TODAY IT COSTS ABOUT $1.5 million to become a franchisee at Burger King or Carl’s Jr.; a McDonald’s franchisee pays roughly one-third that amount to open a restaurant (since the company owns or holds the lease on the property). Gaining a franchise from a less famous chain — such as Augie’s, Buddy’s Bar-B-Q, Happy Joe’s Pizza & Ice Cream Parlor, the Chicken Shack, Gumby Pizza, Hot Dog on a Stick, or Tippy’s Taco House — can cost as little as $50,000. Franchisees often choose a large chain in order to feel secure; others prefer to invest in a smaller, newer outfit, hoping that chains like Buck’s Pizza or K-Bob’s Steakhouses will become the next McDonald’s.

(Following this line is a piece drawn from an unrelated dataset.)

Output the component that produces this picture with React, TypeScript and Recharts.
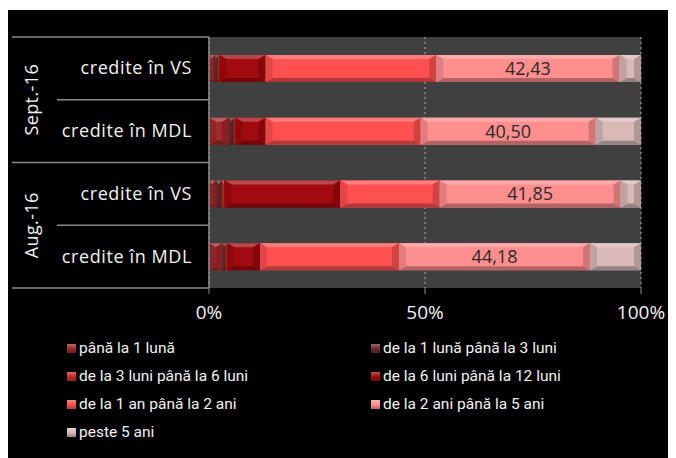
import React from "react";
import { BarChart, Bar, XAxis, YAxis, CartesianGrid, Legend, LabelList } from "recharts";

// rows, top to bottom
const periods = ["Sept.-16", "Sept.-16", "Aug.-16", "Aug.-16"];
const categories = ["credite în VS", "credite în MDL", "credite în VS", "credite în MDL"];

// maturity shares, % of total
const upTo1m = [1.2, 4.6, 1.5, 3.1];
const m1to3 = [0.9, 1.2, 1.5, 0.8];
const m3to6 = [0.3, 0.3, 0.6, 0.3];
const m6to12 = [10.7, 7.0, 26.8, 7.6];
const y1to2 = [39.5, 35.9, 23.0, 32.2];
const y2to5 = [42.43, 40.5, 41.85, 44.18];
const over5 = [4.97, 10.5, 4.75, 11.82];

const seriesNames = [
  "până la 1 lună",
  "de la 1 lună până la 3 luni",
  "de la 3 luni până la 6 luni",
  "de la 6 luni până la 12 luni",
  "de la 1 an până la 2 ani",
  "de la 2 ani până la 5 ani",
  "peste 5 ani",
];
const seriesValues = [upTo1m, m1to3, m3to6, m6to12, y1to2, y2to5, over5];
const colors = ["#a3292b", "#6e2b2b", "#c9282c", "#a10a0e", "#ff5050", "#ff8e8e", "#d9b8b8"];

const xTicks = [0, 50, 100];

const data = categories.map((c, i) => {
  const row: Record<string, any> = { key: `${periods[i]}|${c}` };
  seriesValues.forEach((vals, s) => (row[`s${s}`] = vals[i]));
  return row;
});

const W = 668;
const H = 448;
const MARGIN = { top: 27, right: 34, left: 0, bottom: 0 };
const LEGEND_H = 124;
const XAXIS_H = 46;
const PLOT_H = H - MARGIN.top - MARGIN.bottom - LEGEND_H - XAXIS_H;
const BAND = PLOT_H / categories.length;
const FONT = "'Open Sans', sans-serif";

const shade = (hex: string, amt: number) => {
  const n = parseInt(hex.slice(1), 16);
  const ch = [(n >> 16) & 255, (n >> 8) & 255, n & 255].map((v) =>
    Math.round(amt >= 0 ? v + (255 - v) * amt : v * (1 + amt))
  );
  return `rgb(${ch.join(",")})`;
};

const Bevel = (props: any) => {
  const { x, y, width: w, height: h, fill } = props;
  if (!w || w <= 0) return null;
  const t = Math.min(4, h / 2);
  const s = Math.min(7, w / 2);
  return (
    <g>
      <rect x={x} y={y} width={w} height={h} fill={fill} />
      <polygon points={`${x},${y} ${x + w},${y} ${x + w - s},${y + t} ${x + s},${y + t}`} fill={shade(fill, 0.25)} />
      <polygon points={`${x},${y + h} ${x + w},${y + h} ${x + w - s},${y + h - t} ${x + s},${y + h - t}`} fill={shade(fill, -0.3)} />
      <polygon points={`${x},${y} ${x + s},${y + t} ${x + s},${y + h - t} ${x},${y + h}`} fill={shade(fill, -0.12)} />
      <polygon points={`${x + w},${y} ${x + w - s},${y + t} ${x + w - s},${y + h - t} ${x + w},${y + h}`} fill={shade(fill, -0.18)} />
    </g>
  );
};

const YTick = (props: any) => {
  const { y, index } = props;
  const top = y - BAND / 2;
  const first = index === 0 || periods[index] !== periods[index - 1];
  const last = index === periods.length - 1;
  const groupSize = periods.filter((p) => p === periods[index]).length;
  const gy = top + (groupSize * BAND) / 2;
  return (
    <g>
      <line x1={first ? 5 : 50} x2={202} y1={top} y2={top} stroke="#8a8a8a" strokeWidth={1.5} />
      {last && <line x1={5} x2={202} y1={top + BAND} y2={top + BAND} stroke="#8a8a8a" strokeWidth={1.5} />}
      <text
        x={185}
        y={y}
        dy={6}
        textAnchor="end"
        fill="#f2f2f2"
        fontSize={18}
        letterSpacing={0.6}
        fontFamily={FONT}
      >
        {categories[index]}
      </text>
      {first && (
        <text
          x={25}
          y={gy}
          transform={`rotate(-90 25 ${gy})`}
          textAnchor="middle"
          dy={6}
          fill="#f2f2f2"
          fontSize={18}
          letterSpacing={0.4}
          fontFamily={FONT}
        >
          {periods[index]}
        </text>
      )}
    </g>
  );
};

const XTick = (props: any) => {
  const { x, y, payload } = props;
  return (
    <text x={x} y={y + 23} textAnchor="middle" fill="#f2f2f2" fontSize={19} fontFamily={FONT}>
      {`${payload.value}%`}
    </text>
  );
};

const LegendContent = () => (
  <div style={{ position: "relative", width: W, height: LEGEND_H }}>
    {seriesNames.map((name, i) => (
      <div
        key={name}
        style={{
          position: "absolute",
          left: i % 2 === 0 ? 60 : 364,
          top: Math.floor(i / 2) * 28,
          height: 28,
          display: "flex",
          alignItems: "center",
          color: "#f2f2f2",
          fontSize: 15.5,
          fontFamily: "'Liberation Sans Narrow', 'Roboto', sans-serif",
          whiteSpace: "nowrap",
        }}
      >
        <span
          style={{
            display: "inline-block",
            width: 9,
            height: 9,
            marginRight: 3,
            background: `linear-gradient(${shade(colors[i], 0.3)}, ${colors[i]} 50%, ${shade(colors[i], -0.3)})`,
          }}
        />
        {name}
      </div>
    ))}
  </div>
);

export default function App() {
  return (
    <div style={{ marginTop: 2, marginLeft: -1, width: W, height: H, background: "#000" }}>
      <BarChart width={W} height={H} data={data} layout="vertical" margin={MARGIN} barSize={27}>
        <CartesianGrid horizontal={false} fill="#404040" stroke="#b0b0b0" strokeDasharray="2 3" />
        <XAxis
          type="number"
          domain={[0, 100]}
          ticks={xTicks}
          height={XAXIS_H}
          axisLine={false}
          tickLine={{ stroke: "#8a8a8a" }}
          tickSize={6}
          tick={<XTick />}
        />
        <YAxis
          type="category"
          dataKey="key"
          width={202}
          axisLine={{ stroke: "#8a8a8a", strokeWidth: 1.5 }}
          tickLine={false}
          tick={<YTick />}
          interval={0}
        />
        <Legend
          verticalAlign="bottom"
          content={<LegendContent />}
          wrapperStyle={{ left: 0, bottom: 0, width: W, height: LEGEND_H }}
        />
        {seriesNames.map((name, s) => (
          <Bar
            key={name}
            dataKey={`s${s}`}
            name={name}
            stackId="a"
            fill={colors[s]}
            shape={<Bevel />}
            isAnimationActive={false}
          >
            {s === 5 && (
              <LabelList
                dataKey={`s${s}`}
                position="center"
                formatter={(v: any) => Number(v).toFixed(2).replace(".", ",")}
                fill="#2a2a2a"
                fontSize={18}
                fontFamily={FONT}
              />
            )}
          </Bar>
        ))}
      </BarChart>
    </div>
  );
}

Advocates of franchising have long billed it as the safest way of going into business for yourself. The International Franchise Association (IFA), a trade group backed by the large chains, has for years released studies “proving” that franchisees fare better than independent businessmen. In 1998 an IFA survey claimed that 92 percent of all franchisees said they were “successful.” The survey was based on a somewhat limited sample: franchisees who were still in business. Franchisees who’d gone bankrupt were never asked if they felt successful. Timothy Bates, a professor of economics at Wayne State University, believes that the IFA has vastly overstated the benefits of franchising. A study that Bates conducted for a federal loan agency found that within four to five years of opening, 38.1 percent of new franchised businesses had failed. The failure rate of new independent businesses during the same period was 6.2 percent lower. According to another study, three-quarters of the American companies that started selling franchises in 1983 had gone out of business by 1993. “In short,” Bates argues, “the franchise route to self-employment is associated with higher business failure rates and lower profits than independent business ownership.”